AIM OF THE EXERCISE: Extract the full listing verbatim and drop any pictures from your copy.

MATERIAL:

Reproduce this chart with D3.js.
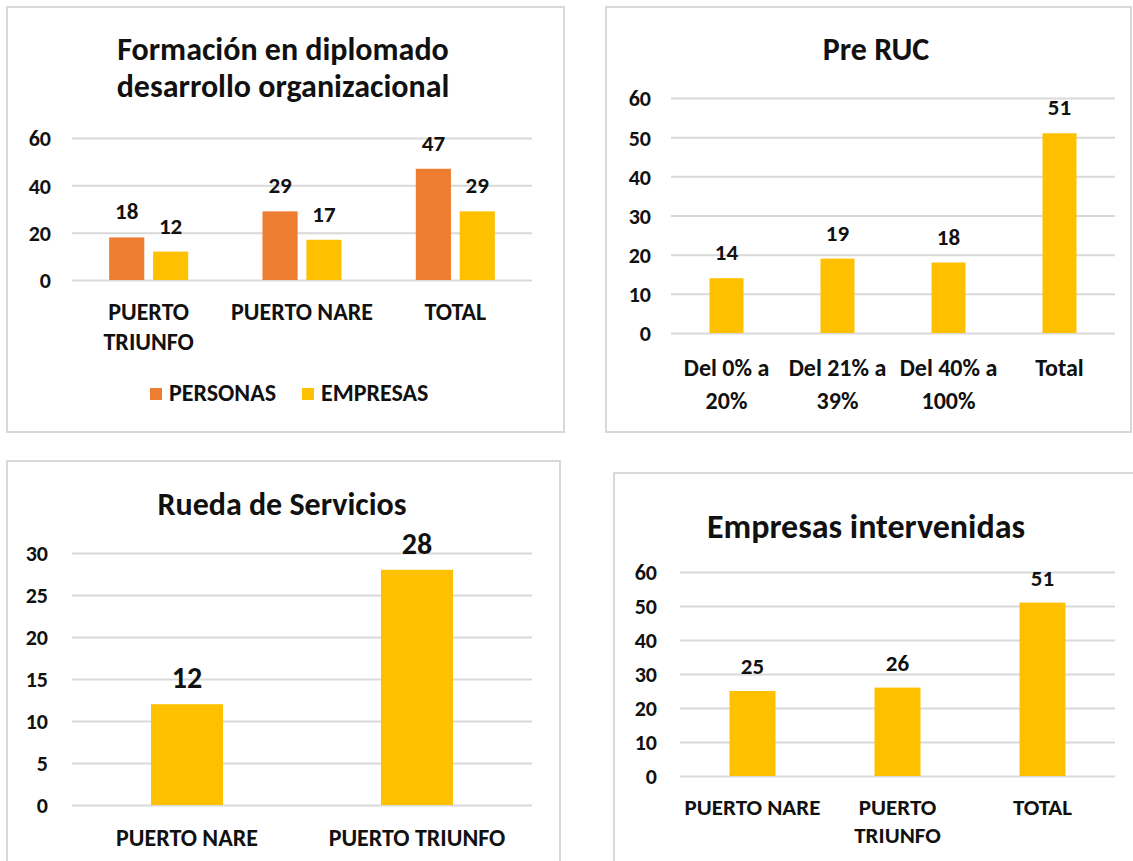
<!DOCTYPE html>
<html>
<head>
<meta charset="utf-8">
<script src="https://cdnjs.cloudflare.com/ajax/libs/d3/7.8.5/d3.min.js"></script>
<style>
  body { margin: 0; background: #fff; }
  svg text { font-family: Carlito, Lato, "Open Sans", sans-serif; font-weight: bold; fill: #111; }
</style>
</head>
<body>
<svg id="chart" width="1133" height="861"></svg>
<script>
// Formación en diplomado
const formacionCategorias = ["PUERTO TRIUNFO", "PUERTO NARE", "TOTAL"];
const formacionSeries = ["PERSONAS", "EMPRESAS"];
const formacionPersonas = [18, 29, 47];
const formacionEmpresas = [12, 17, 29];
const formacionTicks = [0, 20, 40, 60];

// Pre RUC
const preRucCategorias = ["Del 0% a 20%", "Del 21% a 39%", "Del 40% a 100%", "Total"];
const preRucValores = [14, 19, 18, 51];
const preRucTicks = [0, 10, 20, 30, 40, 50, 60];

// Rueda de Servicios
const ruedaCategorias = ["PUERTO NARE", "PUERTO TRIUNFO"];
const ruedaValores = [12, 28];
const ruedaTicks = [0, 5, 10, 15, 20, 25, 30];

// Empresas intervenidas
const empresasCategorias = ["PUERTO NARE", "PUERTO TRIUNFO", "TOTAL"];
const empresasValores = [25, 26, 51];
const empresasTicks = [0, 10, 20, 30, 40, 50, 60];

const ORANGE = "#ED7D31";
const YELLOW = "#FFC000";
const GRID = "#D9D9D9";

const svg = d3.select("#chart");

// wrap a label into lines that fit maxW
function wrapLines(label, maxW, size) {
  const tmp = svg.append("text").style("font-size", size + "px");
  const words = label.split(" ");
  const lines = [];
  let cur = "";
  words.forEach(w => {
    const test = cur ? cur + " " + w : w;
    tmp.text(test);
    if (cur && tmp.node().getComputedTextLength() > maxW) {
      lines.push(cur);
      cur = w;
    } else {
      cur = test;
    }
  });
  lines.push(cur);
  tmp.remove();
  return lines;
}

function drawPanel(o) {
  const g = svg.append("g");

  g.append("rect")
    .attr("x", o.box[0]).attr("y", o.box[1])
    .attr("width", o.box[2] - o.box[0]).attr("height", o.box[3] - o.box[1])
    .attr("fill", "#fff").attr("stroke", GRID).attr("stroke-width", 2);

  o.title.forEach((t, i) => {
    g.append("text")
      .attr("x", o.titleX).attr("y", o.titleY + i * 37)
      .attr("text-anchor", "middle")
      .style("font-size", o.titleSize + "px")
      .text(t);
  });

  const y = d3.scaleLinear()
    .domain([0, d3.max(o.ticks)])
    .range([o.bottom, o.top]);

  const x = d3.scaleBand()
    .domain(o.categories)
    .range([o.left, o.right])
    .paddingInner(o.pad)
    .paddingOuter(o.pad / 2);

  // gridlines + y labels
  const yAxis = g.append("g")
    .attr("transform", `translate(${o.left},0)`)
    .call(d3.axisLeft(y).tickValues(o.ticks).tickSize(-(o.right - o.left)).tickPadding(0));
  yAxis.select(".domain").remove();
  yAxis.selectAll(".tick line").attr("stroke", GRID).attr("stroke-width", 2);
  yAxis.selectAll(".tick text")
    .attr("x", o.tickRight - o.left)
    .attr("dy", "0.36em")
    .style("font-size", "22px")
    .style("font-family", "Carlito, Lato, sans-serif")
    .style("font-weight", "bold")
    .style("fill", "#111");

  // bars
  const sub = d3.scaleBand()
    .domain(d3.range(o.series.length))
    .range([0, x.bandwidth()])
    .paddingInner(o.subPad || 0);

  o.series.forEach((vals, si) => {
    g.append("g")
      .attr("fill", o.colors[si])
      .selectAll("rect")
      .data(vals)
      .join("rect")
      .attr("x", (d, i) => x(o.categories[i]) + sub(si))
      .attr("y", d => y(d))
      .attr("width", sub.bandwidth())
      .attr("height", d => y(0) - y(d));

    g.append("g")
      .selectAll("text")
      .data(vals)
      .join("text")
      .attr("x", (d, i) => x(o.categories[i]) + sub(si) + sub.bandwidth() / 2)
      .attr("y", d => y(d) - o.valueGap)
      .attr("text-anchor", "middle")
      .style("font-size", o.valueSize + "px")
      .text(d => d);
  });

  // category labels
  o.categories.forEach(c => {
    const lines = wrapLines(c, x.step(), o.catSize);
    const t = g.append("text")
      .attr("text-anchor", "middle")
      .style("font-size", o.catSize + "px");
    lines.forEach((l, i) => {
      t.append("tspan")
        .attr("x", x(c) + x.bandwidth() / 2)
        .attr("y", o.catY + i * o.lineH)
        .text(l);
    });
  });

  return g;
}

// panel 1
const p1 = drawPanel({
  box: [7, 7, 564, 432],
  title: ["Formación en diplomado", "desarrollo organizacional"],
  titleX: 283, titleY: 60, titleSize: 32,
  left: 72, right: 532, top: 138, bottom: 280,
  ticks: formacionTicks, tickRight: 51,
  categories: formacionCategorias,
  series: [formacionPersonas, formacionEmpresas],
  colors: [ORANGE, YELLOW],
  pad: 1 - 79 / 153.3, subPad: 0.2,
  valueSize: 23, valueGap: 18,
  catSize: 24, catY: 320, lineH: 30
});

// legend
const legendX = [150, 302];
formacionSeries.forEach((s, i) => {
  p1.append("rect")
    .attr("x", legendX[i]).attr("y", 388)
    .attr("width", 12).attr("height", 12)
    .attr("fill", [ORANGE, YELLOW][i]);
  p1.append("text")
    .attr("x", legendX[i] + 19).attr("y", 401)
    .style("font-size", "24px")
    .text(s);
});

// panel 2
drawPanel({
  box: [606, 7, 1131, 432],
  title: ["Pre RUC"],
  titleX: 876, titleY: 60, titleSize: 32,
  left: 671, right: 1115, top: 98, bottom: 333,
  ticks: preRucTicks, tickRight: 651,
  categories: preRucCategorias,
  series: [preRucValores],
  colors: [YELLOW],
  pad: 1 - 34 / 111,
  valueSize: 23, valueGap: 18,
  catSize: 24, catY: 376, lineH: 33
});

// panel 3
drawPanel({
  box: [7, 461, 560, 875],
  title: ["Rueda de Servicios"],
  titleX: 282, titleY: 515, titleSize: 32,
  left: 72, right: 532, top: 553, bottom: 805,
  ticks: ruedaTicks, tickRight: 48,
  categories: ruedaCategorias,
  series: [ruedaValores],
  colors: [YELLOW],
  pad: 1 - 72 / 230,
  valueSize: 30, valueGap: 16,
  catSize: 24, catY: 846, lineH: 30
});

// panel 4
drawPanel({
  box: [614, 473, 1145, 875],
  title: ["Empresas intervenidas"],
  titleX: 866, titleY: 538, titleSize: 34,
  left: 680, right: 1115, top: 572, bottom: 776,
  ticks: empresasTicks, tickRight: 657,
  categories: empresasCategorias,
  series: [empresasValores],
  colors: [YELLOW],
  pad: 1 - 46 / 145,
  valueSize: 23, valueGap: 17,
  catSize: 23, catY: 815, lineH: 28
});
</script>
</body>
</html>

ANSWER TO THE EXERCISE:
Reproduce this chart with D3.js.
<!DOCTYPE html>
<html>
<head>
<meta charset="utf-8">
<script src="https://cdnjs.cloudflare.com/ajax/libs/d3/7.8.5/d3.min.js"></script>
<style>
  body { margin: 0; background: #fff; }
  svg text { font-family: Carlito, Lato, "Open Sans", sans-serif; font-weight: bold; fill: #111; }
</style>
</head>
<body>
<svg id="chart" width="1133" height="861"></svg>
<script>
// Formación en diplomado
const formacionCategorias = ["PUERTO TRIUNFO", "PUERTO NARE", "TOTAL"];
const formacionSeries = ["PERSONAS", "EMPRESAS"];
const formacionPersonas = [18, 29, 47];
const formacionEmpresas = [12, 17, 29];
const formacionTicks = [0, 20, 40, 60];

// Pre RUC
const preRucCategorias = ["Del 0% a 20%", "Del 21% a 39%", "Del 40% a 100%", "Total"];
const preRucValores = [14, 19, 18, 51];
const preRucTicks = [0, 10, 20, 30, 40, 50, 60];

// Rueda de Servicios
const ruedaCategorias = ["PUERTO NARE", "PUERTO TRIUNFO"];
const ruedaValores = [12, 28];
const ruedaTicks = [0, 5, 10, 15, 20, 25, 30];

// Empresas intervenidas
const empresasCategorias = ["PUERTO NARE", "PUERTO TRIUNFO", "TOTAL"];
const empresasValores = [25, 26, 51];
const empresasTicks = [0, 10, 20, 30, 40, 50, 60];

const ORANGE = "#ED7D31";
const YELLOW = "#FFC000";
const GRID = "#D9D9D9";

const svg = d3.select("#chart");

// wrap a label into lines that fit maxW
function wrapLines(label, maxW, size) {
  const tmp = svg.append("text").style("font-size", size + "px");
  const words = label.split(" ");
  const lines = [];
  let cur = "";
  words.forEach(w => {
    const test = cur ? cur + " " + w : w;
    tmp.text(test);
    if (cur && tmp.node().getComputedTextLength() > maxW) {
      lines.push(cur);
      cur = w;
    } else {
      cur = test;
    }
  });
  lines.push(cur);
  tmp.remove();
  return lines;
}

function drawPanel(o) {
  const g = svg.append("g");

  g.append("rect")
    .attr("x", o.box[0]).attr("y", o.box[1])
    .attr("width", o.box[2] - o.box[0]).attr("height", o.box[3] - o.box[1])
    .attr("fill", "#fff").attr("stroke", GRID).attr("stroke-width", 2);

  o.title.forEach((t, i) => {
    g.append("text")
      .attr("x", o.titleX).attr("y", o.titleY + i * 37)
      .attr("text-anchor", "middle")
      .style("font-size", o.titleSize + "px")
      .text(t);
  });

  const y = d3.scaleLinear()
    .domain([0, d3.max(o.ticks)])
    .range([o.bottom, o.top]);

  const x = d3.scaleBand()
    .domain(o.categories)
    .range([o.left, o.right])
    .paddingInner(o.pad)
    .paddingOuter(o.pad / 2);

  // gridlines + y labels
  const yAxis = g.append("g")
    .attr("transform", `translate(${o.left},0)`)
    .call(d3.axisLeft(y).tickValues(o.ticks).tickSize(-(o.right - o.left)).tickPadding(0));
  yAxis.select(".domain").remove();
  yAxis.selectAll(".tick line").attr("stroke", GRID).attr("stroke-width", 2);
  yAxis.selectAll(".tick text")
    .attr("x", o.tickRight - o.left)
    .attr("dy", "0.36em")
    .style("font-size", "22px")
    .style("font-family", "Carlito, Lato, sans-serif")
    .style("font-weight", "bold")
    .style("fill", "#111");

  // bars
  const sub = d3.scaleBand()
    .domain(d3.range(o.series.length))
    .range([0, x.bandwidth()])
    .paddingInner(o.subPad || 0);

  o.series.forEach((vals, si) => {
    g.append("g")
      .attr("fill", o.colors[si])
      .selectAll("rect")
      .data(vals)
      .join("rect")
      .attr("x", (d, i) => x(o.categories[i]) + sub(si))
      .attr("y", d => y(d))
      .attr("width", sub.bandwidth())
      .attr("height", d => y(0) - y(d));

    g.append("g")
      .selectAll("text")
      .data(vals)
      .join("text")
      .attr("x", (d, i) => x(o.categories[i]) + sub(si) + sub.bandwidth() / 2)
      .attr("y", d => y(d) - o.valueGap)
      .attr("text-anchor", "middle")
      .style("font-size", o.valueSize + "px")
      .text(d => d);
  });

  // category labels
  o.categories.forEach(c => {
    const lines = wrapLines(c, x.step(), o.catSize);
    const t = g.append("text")
      .attr("text-anchor", "middle")
      .style("font-size", o.catSize + "px");
    lines.forEach((l, i) => {
      t.append("tspan")
        .attr("x", x(c) + x.bandwidth() / 2)
        .attr("y", o.catY + i * o.lineH)
        .text(l);
    });
  });

  return g;
}

// panel 1
const p1 = drawPanel({
  box: [7, 7, 564, 432],
  title: ["Formación en diplomado", "desarrollo organizacional"],
  titleX: 283, titleY: 60, titleSize: 32,
  left: 72, right: 532, top: 138, bottom: 280,
  ticks: formacionTicks, tickRight: 51,
  categories: formacionCategorias,
  series: [formacionPersonas, formacionEmpresas],
  colors: [ORANGE, YELLOW],
  pad: 1 - 79 / 153.3, subPad: 0.2,
  valueSize: 23, valueGap: 18,
  catSize: 24, catY: 320, lineH: 30
});

// legend
const legendX = [150, 302];
formacionSeries.forEach((s, i) => {
  p1.append("rect")
    .attr("x", legendX[i]).attr("y", 388)
    .attr("width", 12).attr("height", 12)
    .attr("fill", [ORANGE, YELLOW][i]);
  p1.append("text")
    .attr("x", legendX[i] + 19).attr("y", 401)
    .style("font-size", "24px")
    .text(s);
});

// panel 2
drawPanel({
  box: [606, 7, 1131, 432],
  title: ["Pre RUC"],
  titleX: 876, titleY: 60, titleSize: 32,
  left: 671, right: 1115, top: 98, bottom: 333,
  ticks: preRucTicks, tickRight: 651,
  categories: preRucCategorias,
  series: [preRucValores],
  colors: [YELLOW],
  pad: 1 - 34 / 111,
  valueSize: 23, valueGap: 18,
  catSize: 24, catY: 376, lineH: 33
});

// panel 3
drawPanel({
  box: [7, 461, 560, 875],
  title: ["Rueda de Servicios"],
  titleX: 282, titleY: 515, titleSize: 32,
  left: 72, right: 532, top: 553, bottom: 805,
  ticks: ruedaTicks, tickRight: 48,
  categories: ruedaCategorias,
  series: [ruedaValores],
  colors: [YELLOW],
  pad: 1 - 72 / 230,
  valueSize: 30, valueGap: 16,
  catSize: 24, catY: 846, lineH: 30
});

// panel 4
drawPanel({
  box: [614, 473, 1145, 875],
  title: ["Empresas intervenidas"],
  titleX: 866, titleY: 538, titleSize: 34,
  left: 680, right: 1115, top: 572, bottom: 776,
  ticks: empresasTicks, tickRight: 657,
  categories: empresasCategorias,
  series: [empresasValores],
  colors: [YELLOW],
  pad: 1 - 46 / 145,
  valueSize: 23, valueGap: 17,
  catSize: 23, catY: 815, lineH: 28
});
</script>
</body>
</html>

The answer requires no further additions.